Page MenuHomePhabricator

Revision::getContentInternal() is not handling text load failure properly
Closed, ResolvedPublic

Description

In that function, it calls $this->loadText() to load text. In loadText(), it calls self::getRevisionText() and it's said to "@return String: text the text requested or false on failure". When loading of text fails, loadText() returns false, then false is passed to $handler->unserializeContent(), causing exception "TextContent expects a string in the constructor."

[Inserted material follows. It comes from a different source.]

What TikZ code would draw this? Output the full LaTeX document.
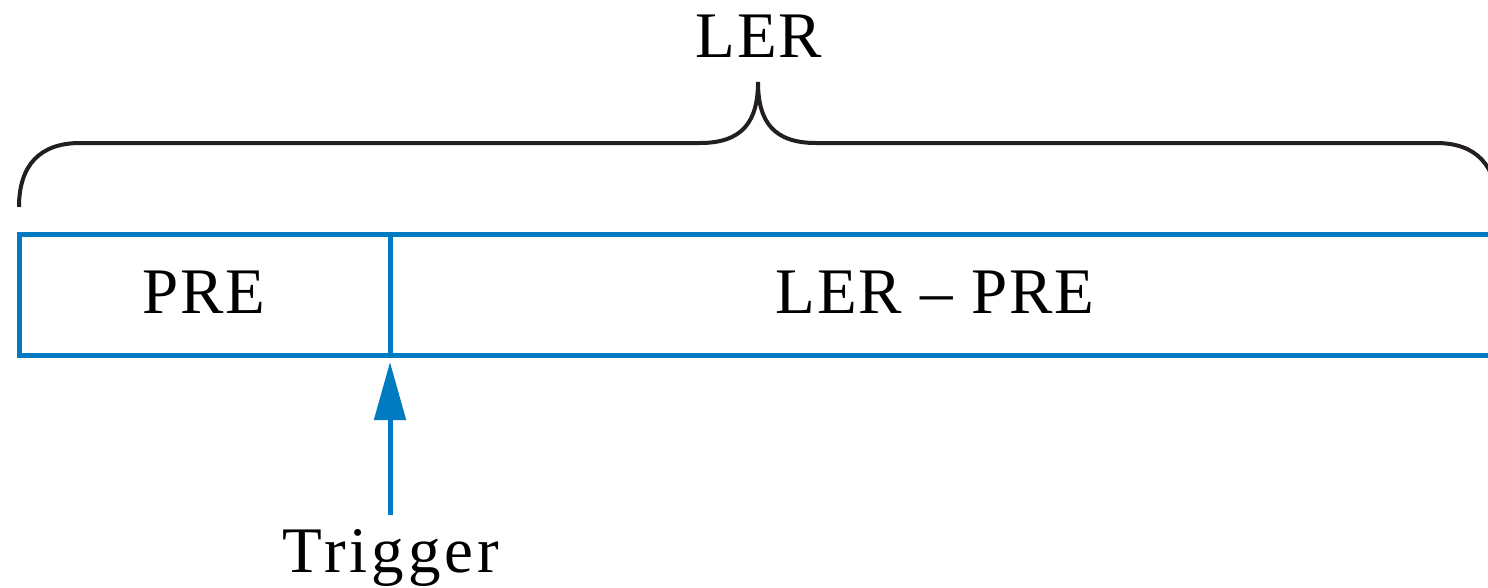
\documentclass[tikz,border=0pt]{standalone}
\usepackage{fontspec}
\setmainfont{Liberation Serif}[LetterSpace=3]
\usetikzlibrary{arrows.meta}
\definecolor{boxblue}{RGB}{0,122,192}
\definecolor{bracegray}{RGB}{35,31,32}
\begin{document}
\begin{tikzpicture}[x=1pt,y=-1pt,
  lbl/.style={anchor=base,inner sep=0pt,font=\fontsize{65}{70}\selectfont},
  bluebox/.style={draw=boxblue,line width=5pt,inner sep=0pt,outer sep=0pt,anchor=north west,minimum height=121pt},
  bracestyle/.style={draw=bracegray,line width=4pt},
  trig/.style={draw=boxblue,line width=5pt,shorten >=7pt,-{Triangle[length=58pt,width=31pt]}}]
\useasboundingbox (0,0) rectangle (1488,587);
\clip (0,0) rectangle (1488,587);
% boxes
\node[bluebox,minimum width=371pt] (pre) at (19,234) {};
\node[bluebox,minimum width=1110pt] (rest) at (390,234) {};
% labels
\node[lbl] (pret) at (204,313) {PRE};
\node[lbl] (restt) at (935,313) {LER -- PRE};
\node[lbl] (ler) at (759,57) {LER};
\node[lbl,font=\fontsize{65}{70}\selectfont\addfontfeature{LetterSpace=6}] (trig) at (391,572) {Trigger};
% brace
\coordinate (bl) at (19,207);
\coordinate (tip) at (758,82);
\coordinate (br) at (1497,207);
\draw[bracestyle] (bl) .. controls (19,165) and (40,143) .. (80,143) -- (700,143)
  .. controls (742,143) and (758,122) .. (tip)
  .. controls (758,122) and (774,143) .. (816,143) -- (1436,143)
  .. controls (1476,143) and (1497,165) .. (br);
% trigger arrow
\coordinate (tstart) at (390,515);
\draw[trig] (tstart) -- (pre.south east);
\end{tikzpicture}
\end{document}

TextContent expects a string in the constructor.
Backtrace:
#0 /home/liangent/code/gerrit/mediawiki/core/includes/content/WikitextContent.php(8): TextContent->construct(false, 'wikitext')
#1 /home/liangent/code/gerrit/mediawiki/core/includes/content/ContentHandler.php(1185): WikitextContent->
construct(false)
#2 /home/liangent/code/gerrit/mediawiki/core/includes/Revision.php(979): WikitextContentHandler->unserializeContent(false, 'text/x-wiki')
#3 /home/liangent/code/gerrit/mediawiki/core/includes/Revision.php(921): Revision->getContentInternal()
#4 /home/liangent/code/gerrit/mediawiki/core/includes/Revision.php(897): Revision->getContent(1, NULL)
#5 /home/liangent/code/gerrit/mediawiki/core/extensions/Wikipedia/classes/WikipediaHooks.php(273): Revision->getText()
...


Version: unspecified
Severity: normal

Details

Reference
bz41244

Event Timeline

bzimport raised the priority of this task from to Needs Triage.Nov 22 2014, 1:04 AM
bzimport set Reference to bz41244.
bzimport added a subscriber: Unknown Object (MLST).

sumanah wrote:

Liangent, about how often does this affect the end user, and under what circumstances? Thanks for the report.

Liangent: thanks for pointing this out.

This looks like something that should be fixed but is at the same time not high priority, as it is about the nice handling of a failure case which should not happen to begin with. (Unless I misunderstand the issue, which is quite possible, as I did not look at it that much.)

(In reply to comment #2)

Liangent: thanks for pointing this out.

This looks like something that should be fixed but is at the same time not high
priority, as it is about the nice handling of a failure case which should not
happen to begin with. (Unless I misunderstand the issue, which is quite
possible, as I did not look at it that much.)

I'm running a bot using MediaWiki as a framework on Toolserver with replicated DB. Since text is not available in DB, when $rev->getText() is called, text is loaded from my modified Revision::loadText() via network to WMF server which has a higher chance to fail. In past, $rev->getText() returns false and my bot code can ignore that. Now my bot process is just killed.

It's possible to catch the exception and check for the string "TextContent expects a string in the constructor." (because I don't want to ignore other kinds of exceptions) but determining error type by looking at the human-readable error message sounds nasty.

(In reply to comment #5)

https://gerrit.wikimedia.org/r/#/c/29597/

This makes the caller unable to distinguish loading failure or success with really blank content. See my use case above.

(In reply to comment #7)

https://gerrit.wikimedia.org/r/#/c/29597/ has been merged. Close bug as Fixed?

Not so satisfied with this resolution... see my comment above.

I'll let Daniel take a look at that and see how we can handle these cases in a nicer way. He will be back next week.

THIMC: As Liangent points out, the above patch does not restore the previous behavior of getText() to return false on failure. However, that was never documented behavior, and getText() itself is now deprecated. Because of this, I think it's fine not to try to restore that behavior (and return an empty string instead). The problem with returning fdalse on failure is that now, getText() calls getContent(), and getContent() will return null if the content failed to load or was not available to the desired audient - you can't tell which.

Closed older resolved bugs as verified.